--- PROVIDED MATERIAL ---

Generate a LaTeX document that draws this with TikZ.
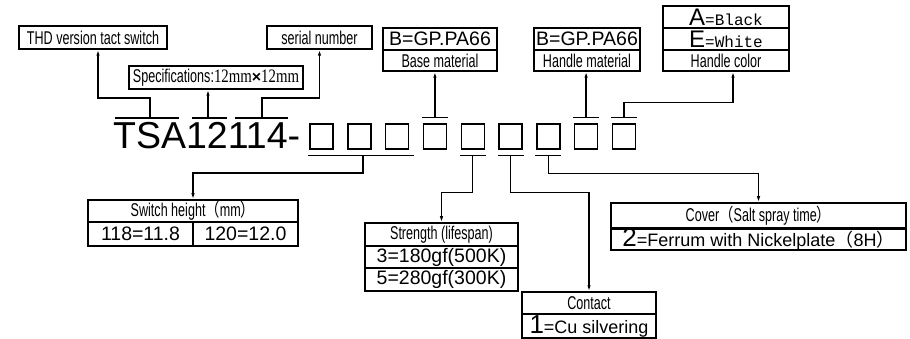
\documentclass[tikz,border=0pt]{standalone}
\usepackage{fontspec}
\setmainfont{Liberation Sans}
\newfontfamily\nar[FakeStretch=0.68]{Liberation Sans}
\newfontfamily\mon{Liberation Mono}
\newfontfamily\ser[FakeStretch=0.78]{Liberation Serif}
\newfontfamily\cjk{Noto Sans CJK SC}
\newfontfamily\cjknar[FakeStretch=0.8]{Noto Sans CJK SC}
\usetikzlibrary{arrows.meta}
\newcommand\fs[1]{\fontsize{#1}{#1}\selectfont}
\begin{document}
\begin{tikzpicture}[x=1pt,y=-1pt,
  box/.style={draw, line width=1.5pt, inner sep=0pt, anchor=center},
  lab/.style={box, font=\nar\fs{18.5}},
  big/.style={box, font=\fs{19.5}},
  sq/.style={draw, line width=1.4pt, minimum width=23pt, minimum height=25pt, inner sep=0pt},
  bar/.style={line width=1.5pt},
  conn/.style={line width=1.5pt, -{Latex[length=6pt,width=3.5pt]}},
]
\useasboundingbox (0,0) rectangle (910,339);

% title and code squares
\node[anchor=base west, font=\fs{37.5}, inner sep=0pt] (title) at (113,149) {TSA12114-};
\foreach \k in {1,...,9} \node[sq] (s\k) at ({321.5+(\k-1)*37.8},136.5) {};

% bars over the title
\coordinate (tTSA) at (150,118);
\coordinate (t12) at (208,118);
\coordinate (t114) at (262,118);
\draw[bar] (115,118) -- (179,118);
\draw[bar] (192,118) -- (227,118);
\draw[bar] (235,118) -- (288,118);

% bars over / under squares
\foreach \k in {4,8,9} {
  \coordinate (b\k) at ([yshift=6pt]s\k.north);
  \draw[bar] ([xshift=-13pt]b\k) -- ([xshift=13pt]b\k);
}
\foreach \k in {5,6,7} {
  \coordinate (b\k) at ([yshift=-6pt]s\k.south);
  \draw[bar] ([xshift=-13pt]b\k) -- ([xshift=13pt]b\k);
}
\coordinate (b123) at (363,155);
\draw[bar] ([xshift=-1pt,yshift=-6pt]s1.south west) -- ([xshift=5pt,yshift=-6pt]s3.south east);

% top boxes
\node[lab, minimum width=148pt, minimum height=23pt] (thd) at (93,37.5) {THD version tact switch};
\node[lab, minimum width=105pt, minimum height=23pt] (serial) at (319.5,37.5) {serial number};
\node[lab, minimum width=174pt, minimum height=23pt] (spec) at (216,77.5)
  {Specifications:{\ser\fs{19}12mm}{\normalfont\bfseries\fs{16}×}{\ser\fs{19}12mm}};

\node[big, minimum width=114pt, minimum height=22pt] (base1) at (440,39) {B=GP.PA66};
\node[lab, minimum width=114pt, minimum height=21pt] (base2) at (440,60.5) {Base material};

\node[big, minimum width=106pt, minimum height=22pt] (hm1) at (587,39) {B=GP.PA66};
\node[lab, minimum width=106pt, minimum height=21pt] (hm2) at (587,60.5) {Handle material};

\node[box, minimum width=126pt, minimum height=22pt] (hc1) at (726,17) {{\fs{24}A}{\mon\fs{16}=Black}};
\node[box, minimum width=126pt, minimum height=22pt] (hc2) at (726,39) {{\fs{24}E}{\mon\fs{16}=White}};
\node[lab, minimum width=126pt, minimum height=21pt] (hc3) at (726,60.5) {Handle color};

% bottom boxes
\node[lab, minimum width=210pt, minimum height=22pt] (sh1) at (193,211) {Switch height{\cjknar\fs{18}（}mm{\cjknar\fs{18}）}};
\node[big, minimum width=105pt, minimum height=24pt] (sh2a) at (140.5,234) {118=11.8};
\node[big, minimum width=105pt, minimum height=24pt] (sh2b) at (245.5,234) {120=12.0};

\node[lab, minimum width=153pt, minimum height=23pt] (st1) at (441.5,234.5) {Strength (lifespan)};
\node[big, minimum width=153pt, minimum height=22pt] (st2) at (441.5,257) {3=180gf(500K)};
\node[big, minimum width=153pt, minimum height=23pt] (st3) at (441.5,279.5) {5=280gf(300K)};

\node[lab, minimum width=134pt, minimum height=22pt] (ct1) at (589,303) {Contact};
\node[box, minimum width=134pt, minimum height=24pt] (ct2) at (589,326) {{\fs{26}1}{\fs{18}=Cu silvering}};

\node[lab, minimum width=295pt, minimum height=26pt] (cv1) at (758.5,216) {Cover{\cjknar\fs{18}（}Salt spray time{\cjknar\fs{18}）}};
\node[box, minimum width=295pt, minimum height=20pt] (cv2) at (758.5,239) {{\fs{26}2}{\fs{18}=Ferrum with Nickelplate{\cjk（}8H{\cjk）}}};

% connectors
\draw[conn] (tTSA) -- ++(0,-20) -| ([xshift=5pt]thd.south);
\draw[conn] (t12) -- (t12 |- spec.south);
\draw[conn] (t114) -- ++(0,-20) -| (serial.south);
\draw[conn] (b4) -- (b4 |- base2.south);
\draw[conn] (b8) -- (b8 |- hm2.south);
\draw[conn] (b9) -- ++(0,-15) -| ([xshift=7pt]hc3.south);
\draw[conn] (b123) -- ++(0,18) -| (sh1.north);
\draw[conn] (b5) -- ++(0,37) -| (st1.north);
\draw[conn] (b6) -- ++(0,37) -| (ct1.north);
\draw[conn] (b7) -- ++(0,18) -| (cv1.north);
\end{tikzpicture}
\end{document}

---

**EXERCISE DESCRIPTION:**
Report all lines of the material that contain the word "with".

**REPLY:**
Generate a LaTeX document that draws this with TikZ.
\node[box, minimum width=295pt, minimum height=20pt] (cv2) at (758.5,239) {{\fs{26}2}{\fs{18}=Ferrum with Nickelplate{\cjk（}8H{\cjk）}}};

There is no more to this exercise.